The stock fell as much as 8% in early trading after the firm priced the shares at ¥553, an almost 10% discount from Tuesday’s close. Metaplanet shares have fallen more than 30% since it announced the overseas share sale in August.
The hotelier-turned-Bitcoin-proxy firm will raise ¥204.1 billion ($1.4 billion) from the international offering, the majority of which will be spent on Bitcoin purchases, according to a filing on Tuesday.
Metaplanet’s foray into international equity markets comes as crypto stockpilers worldwide see their share prices sink, raising questions about the sustainability of the crypto proxy model pioneered by Michael Saylor’s Strategy Inc. Metaplanet’s stock has dropped more than 60% from a recent peak struck in June, after climbing over 400% since the start of this year.

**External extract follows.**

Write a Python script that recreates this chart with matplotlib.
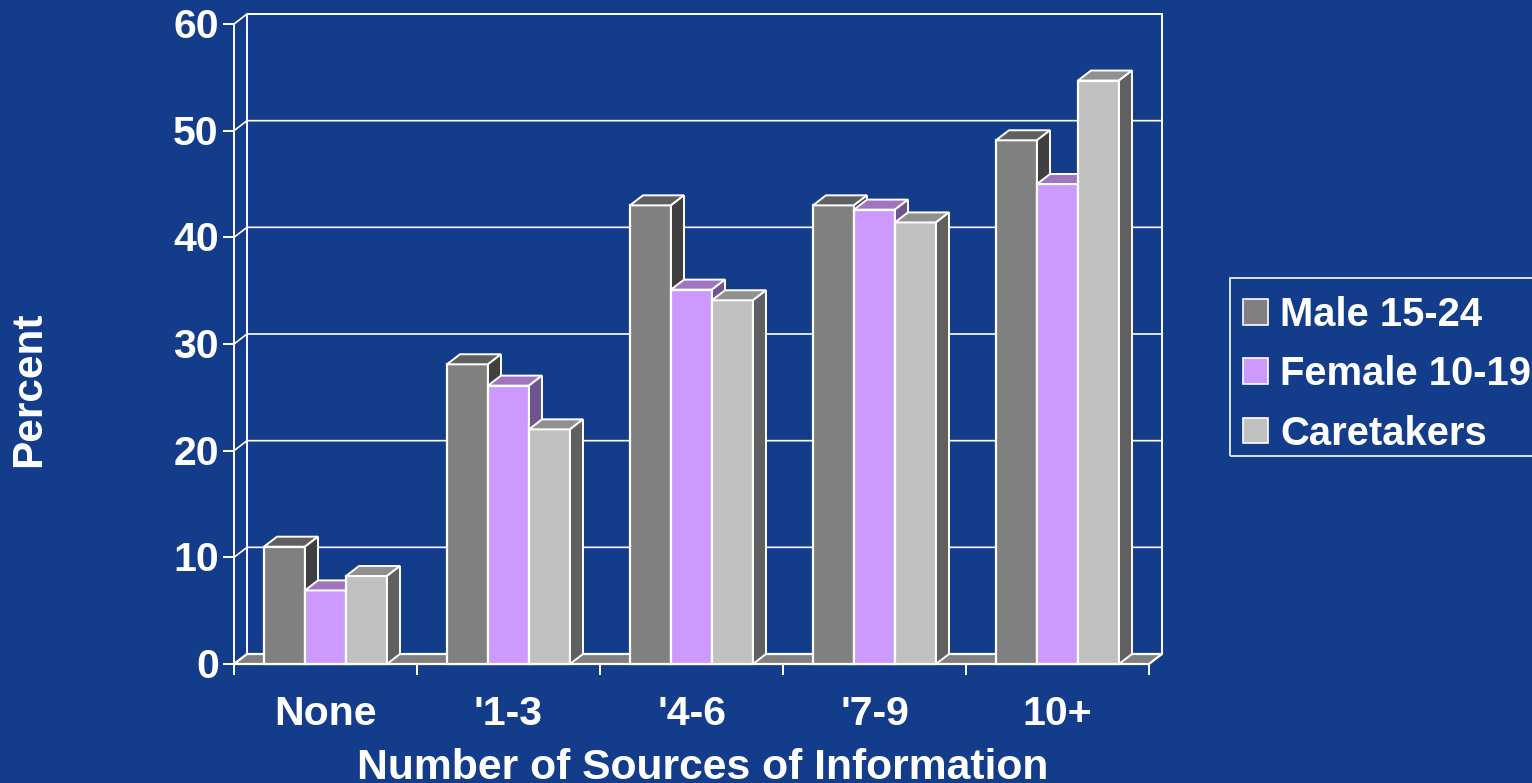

US-based Bitcoin stockpiler Nakamoto Holdings Inc. has committed to buying up to $30 million of Metaplanet’s overseas offering, the company said on its website. Nakamoto’s founder, David Bailey, sits on Metaplanet’s advisory board.
Morgan Stanley & Co. International Plc and Cantor Fitzgerald & Co. are the bookrunners for Metaplanet’s international deal.
Japan’s largest crypto treasury has so far counted on stock acquisition rights as its main funding tool to buy Bitcoin, but that strategy has lost momentum as Metaplanet’s shares have slumped. The firm currently holds 20,136 Bitcoin, according to its website.